> **What is being asked**
Going from the top of the data below, give again each line through the one containing "import seaborn as sns", both ends kept.

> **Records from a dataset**
* begin *

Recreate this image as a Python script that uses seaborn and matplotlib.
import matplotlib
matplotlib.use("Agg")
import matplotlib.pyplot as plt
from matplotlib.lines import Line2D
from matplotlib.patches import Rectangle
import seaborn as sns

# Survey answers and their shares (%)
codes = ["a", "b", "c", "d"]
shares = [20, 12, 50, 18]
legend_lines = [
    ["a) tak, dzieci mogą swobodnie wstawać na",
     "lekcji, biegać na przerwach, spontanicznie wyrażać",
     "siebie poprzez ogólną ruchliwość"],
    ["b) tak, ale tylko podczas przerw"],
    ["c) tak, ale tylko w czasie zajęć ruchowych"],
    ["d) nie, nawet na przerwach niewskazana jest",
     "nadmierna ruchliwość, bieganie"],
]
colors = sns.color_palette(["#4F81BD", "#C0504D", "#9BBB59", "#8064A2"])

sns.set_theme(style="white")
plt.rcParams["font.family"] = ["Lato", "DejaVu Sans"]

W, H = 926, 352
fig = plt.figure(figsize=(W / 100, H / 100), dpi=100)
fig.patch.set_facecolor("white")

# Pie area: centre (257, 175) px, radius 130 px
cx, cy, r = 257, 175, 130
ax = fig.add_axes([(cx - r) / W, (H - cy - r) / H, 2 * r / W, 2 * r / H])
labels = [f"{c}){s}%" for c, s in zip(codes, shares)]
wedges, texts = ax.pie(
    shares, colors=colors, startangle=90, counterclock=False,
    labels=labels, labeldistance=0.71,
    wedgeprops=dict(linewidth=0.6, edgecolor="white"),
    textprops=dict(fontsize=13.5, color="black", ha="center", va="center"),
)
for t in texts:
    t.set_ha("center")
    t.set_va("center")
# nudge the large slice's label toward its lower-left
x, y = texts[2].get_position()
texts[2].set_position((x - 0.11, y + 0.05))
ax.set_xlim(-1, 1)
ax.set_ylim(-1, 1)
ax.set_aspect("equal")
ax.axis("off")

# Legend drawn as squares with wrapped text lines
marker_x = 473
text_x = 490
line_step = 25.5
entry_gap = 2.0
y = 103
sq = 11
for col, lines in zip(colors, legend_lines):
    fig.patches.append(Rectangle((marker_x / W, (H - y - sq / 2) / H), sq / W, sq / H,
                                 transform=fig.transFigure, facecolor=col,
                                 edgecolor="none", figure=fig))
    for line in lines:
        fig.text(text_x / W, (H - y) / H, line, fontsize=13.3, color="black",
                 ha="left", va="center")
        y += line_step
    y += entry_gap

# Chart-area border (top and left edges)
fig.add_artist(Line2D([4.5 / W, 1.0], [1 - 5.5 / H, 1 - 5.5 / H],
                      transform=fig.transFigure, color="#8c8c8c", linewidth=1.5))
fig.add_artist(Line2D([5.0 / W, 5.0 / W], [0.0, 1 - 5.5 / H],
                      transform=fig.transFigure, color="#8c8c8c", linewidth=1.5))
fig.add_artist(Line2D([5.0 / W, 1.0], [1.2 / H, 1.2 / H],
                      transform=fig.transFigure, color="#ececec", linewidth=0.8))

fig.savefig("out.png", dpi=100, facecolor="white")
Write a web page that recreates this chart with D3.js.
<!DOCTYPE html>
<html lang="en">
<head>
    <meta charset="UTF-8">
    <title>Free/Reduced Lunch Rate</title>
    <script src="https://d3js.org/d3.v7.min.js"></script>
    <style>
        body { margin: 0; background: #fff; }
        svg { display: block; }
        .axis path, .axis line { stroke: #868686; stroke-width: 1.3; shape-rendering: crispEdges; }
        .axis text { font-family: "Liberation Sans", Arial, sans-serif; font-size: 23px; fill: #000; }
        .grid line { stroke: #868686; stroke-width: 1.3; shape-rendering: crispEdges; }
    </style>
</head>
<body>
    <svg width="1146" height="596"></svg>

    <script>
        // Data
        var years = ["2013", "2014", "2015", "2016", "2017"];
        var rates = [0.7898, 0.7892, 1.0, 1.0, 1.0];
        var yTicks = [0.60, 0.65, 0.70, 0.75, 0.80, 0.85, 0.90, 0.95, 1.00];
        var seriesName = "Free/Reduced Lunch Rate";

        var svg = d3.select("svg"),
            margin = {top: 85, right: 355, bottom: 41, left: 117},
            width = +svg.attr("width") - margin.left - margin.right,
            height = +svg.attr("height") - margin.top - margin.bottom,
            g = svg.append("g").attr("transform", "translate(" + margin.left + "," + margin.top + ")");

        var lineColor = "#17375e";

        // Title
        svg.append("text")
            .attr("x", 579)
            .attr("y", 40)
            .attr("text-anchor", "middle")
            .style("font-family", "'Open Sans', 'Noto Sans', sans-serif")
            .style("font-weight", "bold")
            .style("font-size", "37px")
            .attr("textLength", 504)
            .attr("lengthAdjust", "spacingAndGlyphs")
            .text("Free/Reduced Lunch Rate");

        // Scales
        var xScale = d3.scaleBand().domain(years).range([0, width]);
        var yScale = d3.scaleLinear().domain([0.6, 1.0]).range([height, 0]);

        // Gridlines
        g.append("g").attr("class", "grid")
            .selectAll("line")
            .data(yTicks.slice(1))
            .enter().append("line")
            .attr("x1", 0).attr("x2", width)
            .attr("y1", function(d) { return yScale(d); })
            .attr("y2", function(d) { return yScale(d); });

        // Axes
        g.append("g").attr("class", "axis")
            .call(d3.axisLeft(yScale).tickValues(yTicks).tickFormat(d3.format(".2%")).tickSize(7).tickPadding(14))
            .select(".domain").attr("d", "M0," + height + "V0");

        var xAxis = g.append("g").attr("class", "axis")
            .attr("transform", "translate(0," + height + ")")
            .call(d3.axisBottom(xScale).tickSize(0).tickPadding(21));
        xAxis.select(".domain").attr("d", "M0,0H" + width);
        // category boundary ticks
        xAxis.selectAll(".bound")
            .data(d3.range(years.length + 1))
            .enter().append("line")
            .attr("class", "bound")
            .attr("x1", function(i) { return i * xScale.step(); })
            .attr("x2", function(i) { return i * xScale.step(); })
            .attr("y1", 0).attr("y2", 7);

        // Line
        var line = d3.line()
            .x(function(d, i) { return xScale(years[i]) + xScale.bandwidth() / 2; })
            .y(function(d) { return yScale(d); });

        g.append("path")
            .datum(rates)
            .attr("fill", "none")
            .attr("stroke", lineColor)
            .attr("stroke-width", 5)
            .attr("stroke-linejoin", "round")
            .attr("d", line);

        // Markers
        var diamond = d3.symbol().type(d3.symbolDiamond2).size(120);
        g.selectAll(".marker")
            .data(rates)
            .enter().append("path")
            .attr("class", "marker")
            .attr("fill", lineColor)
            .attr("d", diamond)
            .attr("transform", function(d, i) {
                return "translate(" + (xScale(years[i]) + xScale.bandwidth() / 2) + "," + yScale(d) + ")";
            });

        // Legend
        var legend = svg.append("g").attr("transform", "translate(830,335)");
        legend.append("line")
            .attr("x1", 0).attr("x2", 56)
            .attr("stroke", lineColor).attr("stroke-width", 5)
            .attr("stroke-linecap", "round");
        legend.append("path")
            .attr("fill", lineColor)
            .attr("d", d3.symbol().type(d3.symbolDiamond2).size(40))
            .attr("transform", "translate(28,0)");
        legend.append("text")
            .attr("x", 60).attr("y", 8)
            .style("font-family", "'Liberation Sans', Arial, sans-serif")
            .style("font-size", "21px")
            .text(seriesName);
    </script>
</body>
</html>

* end *

> **Worked answer**
Recreate this image as a Python script that uses seaborn and matplotlib.
import matplotlib
matplotlib.use("Agg")
import matplotlib.pyplot as plt
from matplotlib.lines import Line2D
from matplotlib.patches import Rectangle
import seaborn as sns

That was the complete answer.